Whether you're a photographer just starting to try your hand at night sky images or already an expert, Crater Lake is a great place to shoot for the stars.

Shooting during colder months is recommended — you can shoot at Crater Lake during any season due to the altitude, but the stars are brightest on cold, clear nights. It is also best to shoot when the moon is new to half-full, in order to pick up light from the stars. Hike, snowshoe, or ski several miles away from Rim Village to avoid light pollution.

Film works, but it is best to start out with a digital camera, which gives you access to star trail software as well. You'll need to know how to use your camera in manual setting, however.

First, set up your camera on a tripod and plug in a remote shutter release, to help get a clear, steady image. Once you've framed your shot, focus your camera to infinity with a 25 second exposure at f/2.8 and ISO 1600. This is a reliable starting point for many camera models, though you may need to adjust according to your equipment. Keep in mind that anything much past 25 seconds will start to pick up slow movement in the sky and results in less crisp images. If you know your camera is capable of a higher ISO without too much noise, go for it!

To make star trails, take a few test shots, then set your remote shutter to lock and sit back for as long as your patience allows—the more images you have to stack, the longer your star trails will be. If you have a good view of the northern sky, use a compass or night sky chart/app to find Polaris, the only unmoving star in the northern hemisphere—circles will start forming around it if you record enough images. Certain areas around the rim of Crater Lake have a blocked view of the northern sky, so this may take some exploring.

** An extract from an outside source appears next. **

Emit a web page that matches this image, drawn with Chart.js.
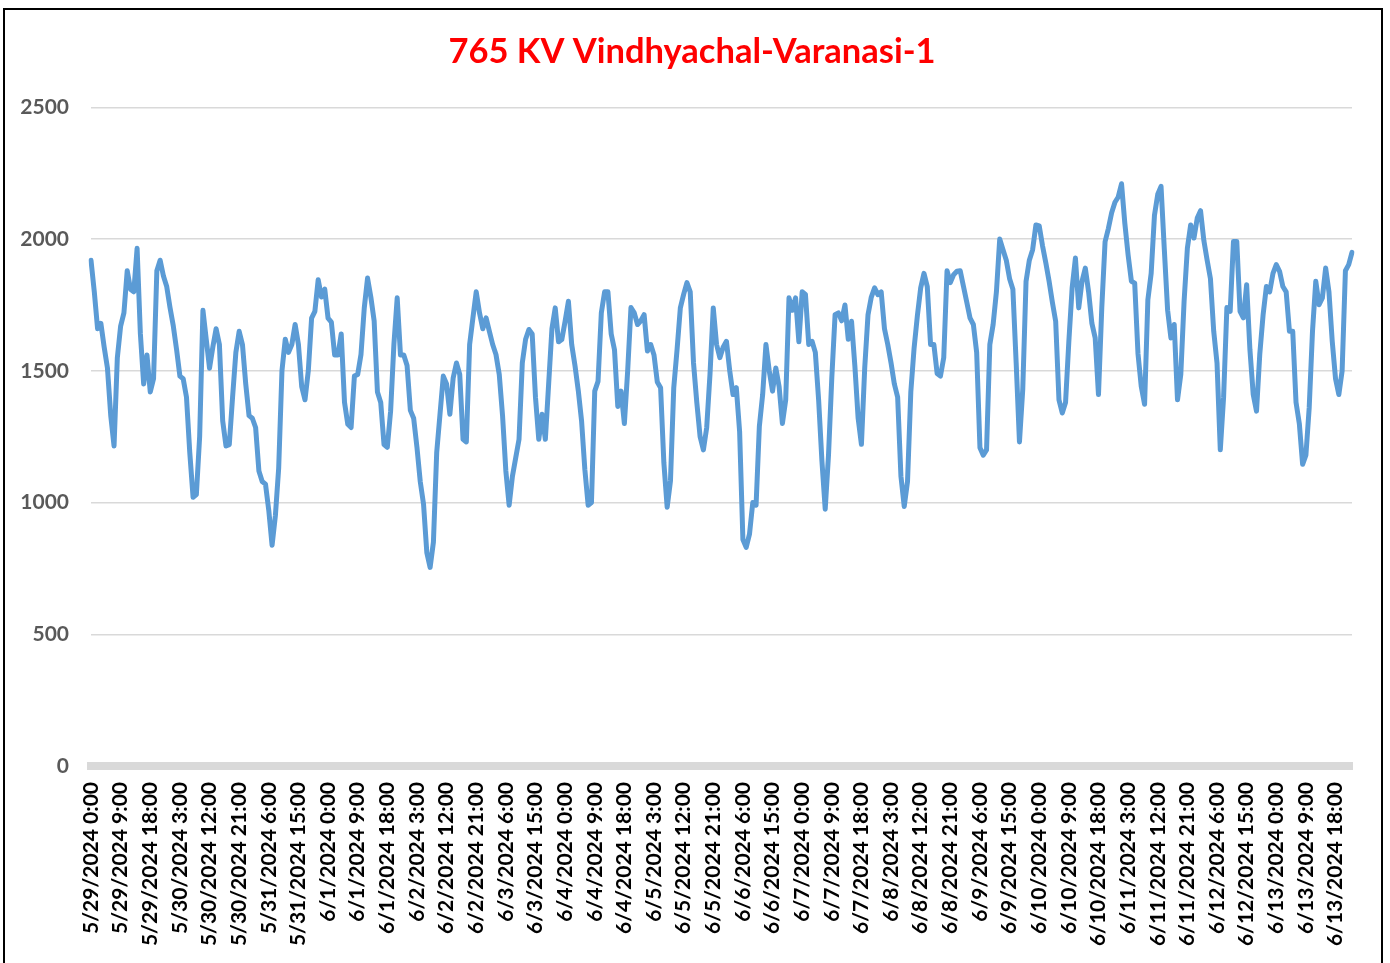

You can also use your headlamp for light painting to brighten up your foreground or have fun writing notes in the air, just remember to move right to left and write your letters in a mirror image! If you're camping, bring an extra light source to place inside your tent to illuminate with soft light and add context to your night sky image.

Finally, don't forget to stop and take it all in, every now and again. If you've been using a light, let your eyes adjust to the darkness and stare out across the crater—it's every bit as beautiful at night!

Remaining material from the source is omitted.